Cuba shutters private theatres, threatens other businesses

HAVANA (Reuters) – Cuba closed dozens of home-based movie theatres yesterday and reaffirmed its plans to end the private sale of imported goods as communist authorities pressed for “order, discipline and obedience” in the growing small business sector.

A government statement issued through official media said home-based theatres and video games will “stop immediately in any type of self-employment,” a local euphemism for small business.

The statement said “the showing of movies, including in 3D salons, and likewise the organisation of computer games, has never been authorised.”

The government banned the private sale of imported goods last month, a measure that potentially affects some 20,000 small businesses and their employees who sell clothing, hardware and other goods brought in informally by travellers, some of whom visit the Caribbean island regularly carrying merchandise from the United States, Spain and Latin American countries.

President Raul Castro, who replaced his brother Fidel in 2008, has instituted a series of market-oriented reforms to Cuba’s Soviet style economy where the state still employs 79 per cent of the 5 million-strong labour force.

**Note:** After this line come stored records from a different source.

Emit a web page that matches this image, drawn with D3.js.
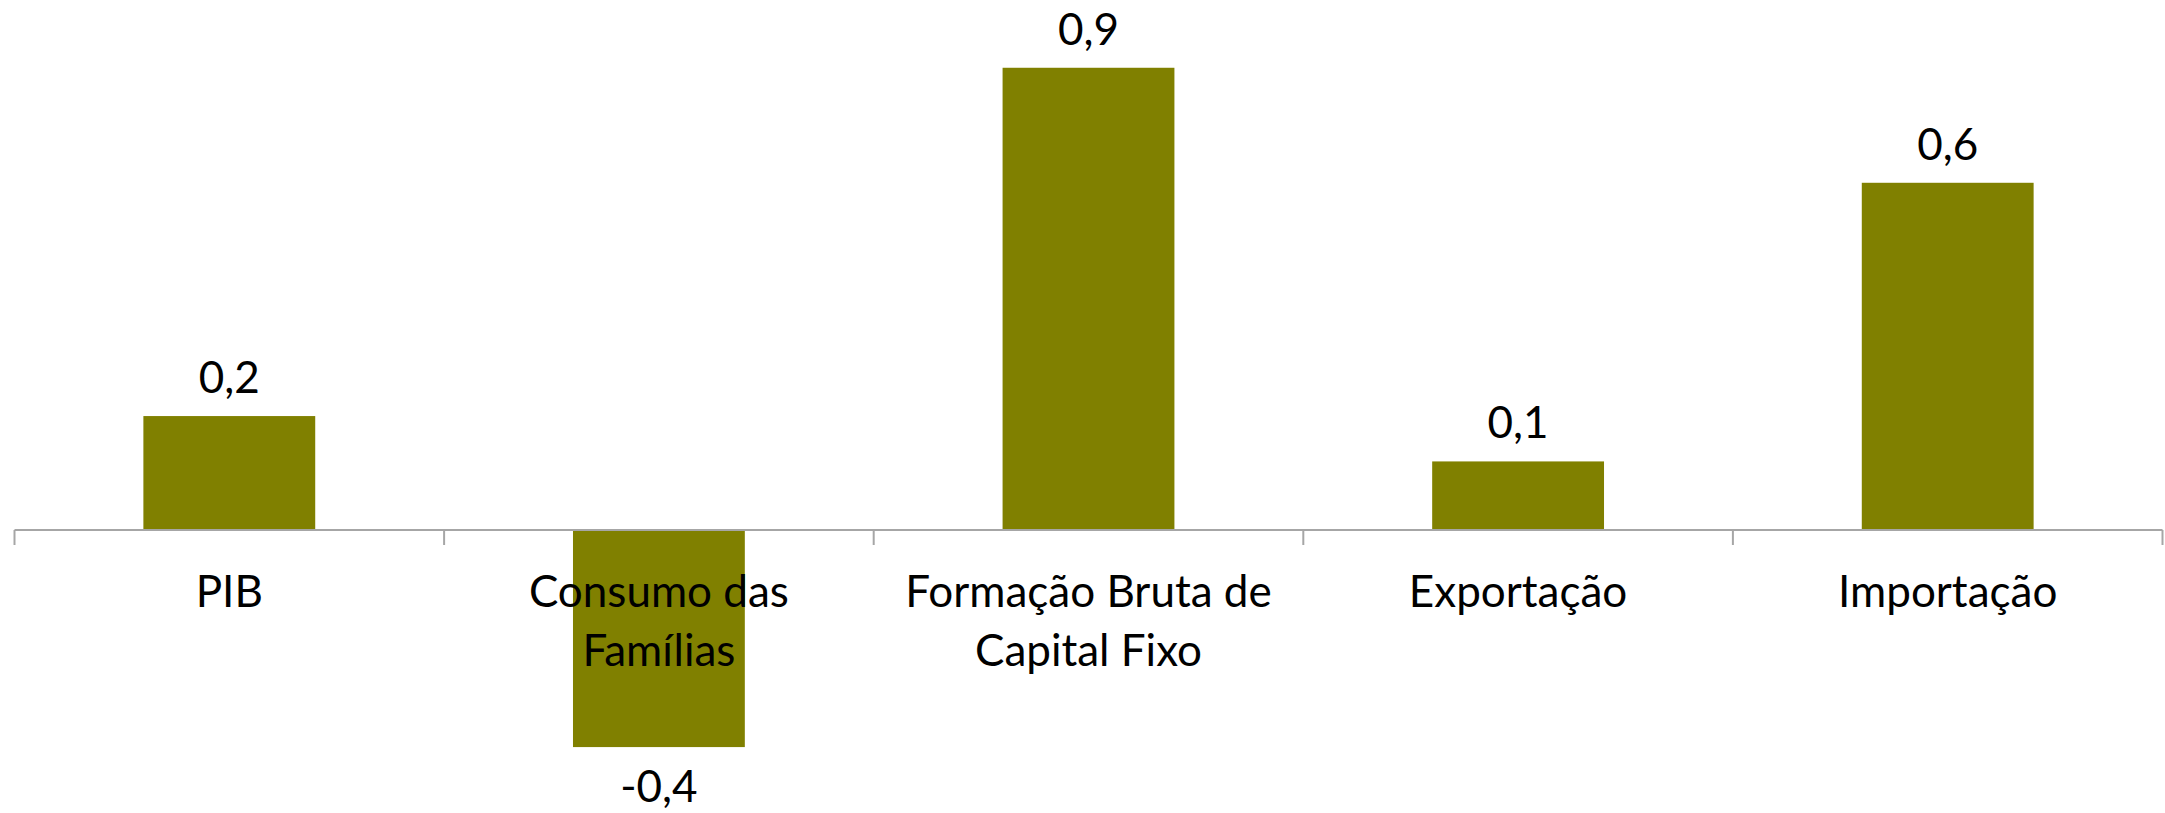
<!DOCTYPE html>
<html>
  <head>
    <meta charset="utf-8">
    <title>Contribuição ao PIB</title>
    <script type="text/javascript" src="https://d3js.org/d3.v7.min.js"></script>
    <style>
      html, body {
        margin: 0;
        background: #fff;
      }
      text {
        font-family: Lato, "Open Sans", sans-serif;
        fill: #000;
      }
    </style>
  </head>
  <body>
    <script>

    // data
    var categories = ["PIB", "Consumo das\nFamílias", "Formação Bruta de\nCapital Fixo", "Exportação", "Importação"];
    var values = [0.211, -0.402, 0.856, 0.127, 0.643];

    var width = 2165, height = 813;
    var fontSize = 44;

    var svg = d3.select("body")
                .append("svg")
                .attr("width", width)
                .attr("height", height);

    var x = d3.scaleBand()
              .domain(categories)
              .range([14.5, 2162.5])
              .padding(0);

    var y = d3.scaleLinear()
              .domain([-0.5, 1])
              .range([800, -10]);

    var barW = x.bandwidth() * 0.4;
    var fmt = function(v) { return d3.format(".1f")(v).replace(".", ",").replace("\u2212", "-"); };

    // bars
    svg.selectAll("rect.bar")
        .data(values)
        .enter()
        .append("rect")
        .attr("class", "bar")
        .attr("x", function(d, i) { return x(categories[i]) + (x.bandwidth() - barW) / 2; })
        .attr("y", function(d) { return y(Math.max(d, 0)); })
        .attr("width", barW)
        .attr("height", function(d) { return Math.abs(y(d) - y(0)); })
        .attr("fill", "#808000");

    // category axis: line plus ticks at band edges
    var axis = svg.append("g").attr("transform", "translate(0," + y(0) + ")");
    axis.append("line")
        .attr("x1", x.range()[0]).attr("x2", x.range()[1])
        .attr("stroke", "#a6a6a6").attr("stroke-width", 2);
    var edges = categories.map(function(c) { return x(c); }).concat([x.range()[1]]);
    axis.selectAll("line.tick")
        .data(edges)
        .enter()
        .append("line")
        .attr("class", "tick")
        .attr("x1", function(d) { return d; }).attr("x2", function(d) { return d; })
        .attr("y1", 0).attr("y2", 15)
        .attr("stroke", "#a6a6a6").attr("stroke-width", 2);

    // category labels
    var labels = svg.selectAll("text.cat")
        .data(categories)
        .enter()
        .append("text")
        .attr("class", "cat")
        .attr("text-anchor", "middle")
        .attr("font-size", fontSize);
    labels.each(function(c) {
      var t = d3.select(this);
      c.split("\n").forEach(function(line, j) {
        t.append("tspan")
         .attr("x", x(c) + x.bandwidth() / 2)
         .attr("y", 607 + j * 59)
         .text(line);
      });
    });

    // value labels
    svg.selectAll("text.val")
        .data(values)
        .enter()
        .append("text")
        .attr("class", "val")
        .attr("text-anchor", "middle")
        .attr("font-size", fontSize)
        .attr("x", function(d, i) { return x(categories[i]) + x.bandwidth() / 2; })
        .attr("y", function(d) { return d >= 0 ? y(d) - 23 : y(d) + 55; })
        .text(function(d) { return fmt(d); });

    </script>
  </body>
</html>
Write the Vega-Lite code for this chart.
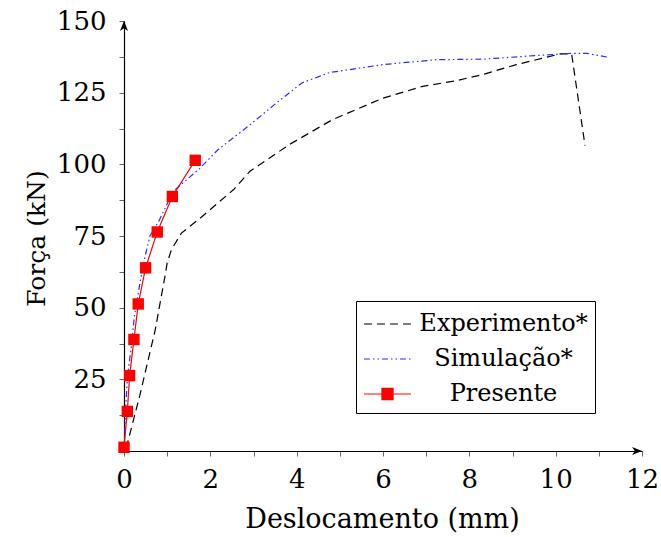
{
  "$schema": "https://vega.github.io/schema/vega-lite/v6.json",
  "width": 518,
  "height": 430,
  "autosize": "none",
  "padding": {"left": 124, "top": 21, "right": 19, "bottom": 86},
  "background": "white",
  "config": {"view": {"stroke": null}, "font": "DejaVu Serif"},
  "datasets": {
    "curves": [
      {"series": "Experimento*", "x": 0.05, "y": 1},
      {"series": "Experimento*", "x": 0.36, "y": 19},
      {"series": "Experimento*", "x": 0.72, "y": 42},
      {"series": "Experimento*", "x": 0.95, "y": 61},
      {"series": "Experimento*", "x": 1.0, "y": 65.6},
      {"series": "Experimento*", "x": 1.1, "y": 70.3},
      {"series": "Experimento*", "x": 1.33, "y": 76},
      {"series": "Experimento*", "x": 1.77, "y": 81.3},
      {"series": "Experimento*", "x": 2.54, "y": 91.2},
      {"series": "Experimento*", "x": 2.92, "y": 97.6},
      {"series": "Experimento*", "x": 3.83, "y": 106.9},
      {"series": "Experimento*", "x": 4.83, "y": 115.6},
      {"series": "Experimento*", "x": 6.0, "y": 123.1},
      {"series": "Experimento*", "x": 6.92, "y": 127.2},
      {"series": "Experimento*", "x": 7.7, "y": 129.2},
      {"series": "Experimento*", "x": 8.3, "y": 131.3},
      {"series": "Experimento*", "x": 9.09, "y": 134.8},
      {"series": "Experimento*", "x": 10.1, "y": 138.5},
      {"series": "Experimento*", "x": 10.37, "y": 138.5},
      {"series": "Experimento*", "x": 10.68, "y": 106.5},
      {"series": "Simulação*", "x": 0.0, "y": 0},
      {"series": "Simulação*", "x": 0.03, "y": 12},
      {"series": "Simulação*", "x": 0.08, "y": 26},
      {"series": "Simulação*", "x": 0.17, "y": 36.5},
      {"series": "Simulação*", "x": 0.24, "y": 47},
      {"series": "Simulação*", "x": 0.37, "y": 58.7},
      {"series": "Simulação*", "x": 0.49, "y": 68},
      {"series": "Simulação*", "x": 0.6, "y": 75},
      {"series": "Simulação*", "x": 0.8, "y": 80},
      {"series": "Simulação*", "x": 1.14, "y": 90.6},
      {"series": "Simulação*", "x": 1.75, "y": 98.5},
      {"series": "Simulação*", "x": 2.17, "y": 105},
      {"series": "Simulação*", "x": 2.92, "y": 113.8},
      {"series": "Simulação*", "x": 3.5, "y": 121},
      {"series": "Simulação*", "x": 4.12, "y": 128.4},
      {"series": "Simulação*", "x": 4.76, "y": 132},
      {"series": "Simulação*", "x": 6.0, "y": 134.8},
      {"series": "Simulação*", "x": 7.24, "y": 136.5},
      {"series": "Simulação*", "x": 8.33, "y": 136.7},
      {"series": "Simulação*", "x": 9.5, "y": 137.9},
      {"series": "Simulação*", "x": 10.35, "y": 138.7},
      {"series": "Simulação*", "x": 10.73, "y": 138.7},
      {"series": "Simulação*", "x": 11.2, "y": 137.4},
      {"series": "Presente", "x": 0.0, "y": 1.3},
      {"series": "Presente", "x": 0.077, "y": 13.8},
      {"series": "Presente", "x": 0.13, "y": 26.3},
      {"series": "Presente", "x": 0.23, "y": 38.9},
      {"series": "Presente", "x": 0.33, "y": 51.3},
      {"series": "Presente", "x": 0.5, "y": 63.9},
      {"series": "Presente", "x": 0.77, "y": 76.4},
      {"series": "Presente", "x": 1.12, "y": 88.8},
      {"series": "Presente", "x": 1.65, "y": 101.4}
    ],
    "arrows": [
      {"x": 0, "y": 150, "dir": "up"},
      {"x": 12, "y": 0, "dir": "right"}
    ]
  },
  "encoding": {
    "x": {
      "field": "x", "type": "quantitative",
      "scale": {"domain": [0, 12], "nice": false, "zero": false},
      "axis": {
        "title": "Deslocamento (mm)",
        "values": [0, 1, 2, 3, 4, 5, 6, 7, 8, 9, 10, 11, 12],
        "labelExpr": "datum.value % 2 === 0 ? datum.label : ''",
        "labelOverlap": false, "labelFlush": false, "grid": false,
        "domainColor": "black", "domainWidth": 1.2,
        "tickColor": "#666", "tickSize": 5, "tickWidth": 1,
        "labelFont": "DejaVu Serif", "labelFontSize": 26, "labelColor": "black", "labelPadding": 10,
        "titleFont": "DejaVu Serif", "titleFontSize": 27, "titleFontWeight": "normal", "titleColor": "black",
        "titleX": 258, "titleY": 76, "titleBaseline": "alphabetic", "titleAlign": "center"
      }
    },
    "y": {
      "field": "y", "type": "quantitative",
      "scale": {"domain": [0, 150], "nice": false},
      "axis": {
        "title": "Força (kN)",
        "values": [12.5, 25, 37.5, 50, 62.5, 75, 87.5, 100, 112.5, 125, 137.5, 150],
        "labelExpr": "datum.value % 25 === 0 ? datum.label : ''",
        "labelOverlap": false, "labelFlush": false, "grid": false,
        "domainColor": "black", "domainWidth": 1.2,
        "tickColor": "#666", "tickSize": 5, "tickWidth": 1,
        "labelFont": "DejaVu Serif", "labelFontSize": 26, "labelColor": "black", "labelPadding": 13,
        "titleFont": "DejaVu Serif", "titleFontSize": 25, "titleFontWeight": "normal", "titleColor": "black",
        "titleX": -80, "titleY": 217, "titleAngle": -90, "titleBaseline": "alphabetic", "titleAlign": "center"
      }
    }
  },
  "layer": [
    {
      "data": {"name": "curves"},
      "mark": {"type": "line", "strokeWidth": 1.2},
      "encoding": {
        "color": {
          "field": "series", "type": "nominal",
          "scale": {"domain": ["Experimento*", "Simulação*", "Presente"], "range": ["black", "#2a2aff", "red"]},
          "legend": {
            "orient": "none", "legendX": 232, "legendY": 280, "title": null,
            "strokeColor": "black", "fillColor": "white", "padding": 7, "cornerRadius": 0,
            "labelFont": "DejaVu Serif", "labelFontSize": 24, "labelColor": "black",
            "labelAlign": "center", "labelOffset": 100, "labelLimit": 400,
            "symbolSize": 900, "symbolStrokeWidth": 1.2, "symbolOffset": 8.5, "rowPadding": 7,
            "encode": {
              "symbols": {
                "update": {
                  "shape": {"signal": "datum.value === 'Presente' ? 'M-1.57,0H1.57M-0.37,-0.37H0.37V0.37H-0.37Z' : 'M-1.57,0H1.57'"},
                  "fill": {"signal": "datum.value === 'Presente' ? 'red' : 'transparent'"}
                }
              }
            }
          }
        },
        "strokeDash": {
          "field": "series", "type": "nominal",
          "scale": {"domain": ["Experimento*", "Simulação*", "Presente"], "range": [[8, 5], [6, 3, 1.5, 3, 1.5, 3], [1, 0]]}
        }
      }
    },
    {
      "data": {"name": "curves"},
      "transform": [{"filter": "datum.series === 'Presente'"}],
      "mark": {"type": "point", "shape": "square", "filled": true, "size": 130, "color": "red", "opacity": 1},
      "encoding": {}
    },
    {
      "data": {"name": "arrows"},
      "mark": {"type": "point", "filled": true, "color": "black", "opacity": 1, "size": 324},
      "encoding": {
        "shape": {
          "field": "dir", "type": "nominal",
          "scale": {"domain": ["up", "right"], "range": ["M0,0L-0.45,1.1L0,0.8L0.45,1.1Z", "M0,0L-1.1,-0.45L-0.8,0L-1.1,0.45Z"]},
          "legend": null
        }
      }
    }
  ]
}
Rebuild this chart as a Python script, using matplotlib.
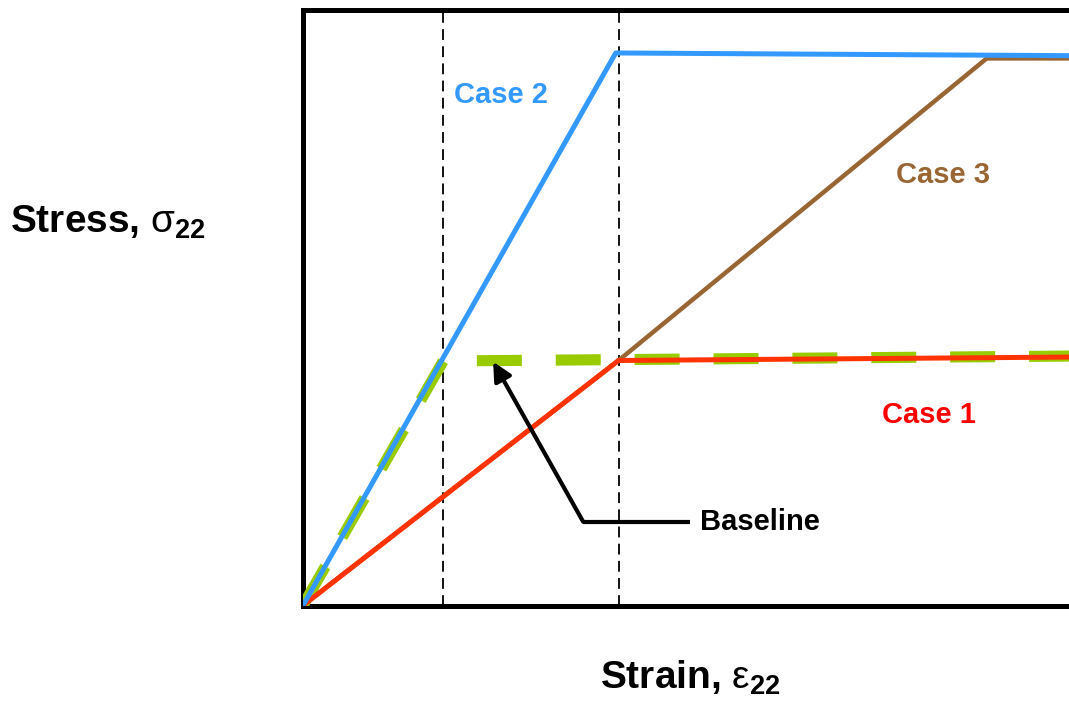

“These measures are corrections to continue bringing order to this form of management, fight impunity and insist people live up to the law,” the government said yesterday. “In no way does this mean a step backward. Quite the contrary, we will continue to decidedly advance in the updating of our economic model,” it said, adding that would only be possible “in an atmosphere of order, discipline and obedience.”

The import ban has created a fury among entrepreneurs and the public who have tired of buying high priced and low quality clothing from state-run establishments.

Yesterday’s closing of private theatres will add fuel to the fire as they have been overwhelmingly welcomed by the public.

Marlene, a Havana housewife, said her neighbour was planning to open a 3D salon.

“The state has no 3D theatres, so what is their problem. Sometimes the government seems to want to make our lives worse for the fun of it,” she said, asking her last name not be used.

Cuban economist Juan Triana, in his regular Thursday commentary on state-run Radio Taino, said that the government should get out of businesses it had no reason to be in, referring to the ban on imports.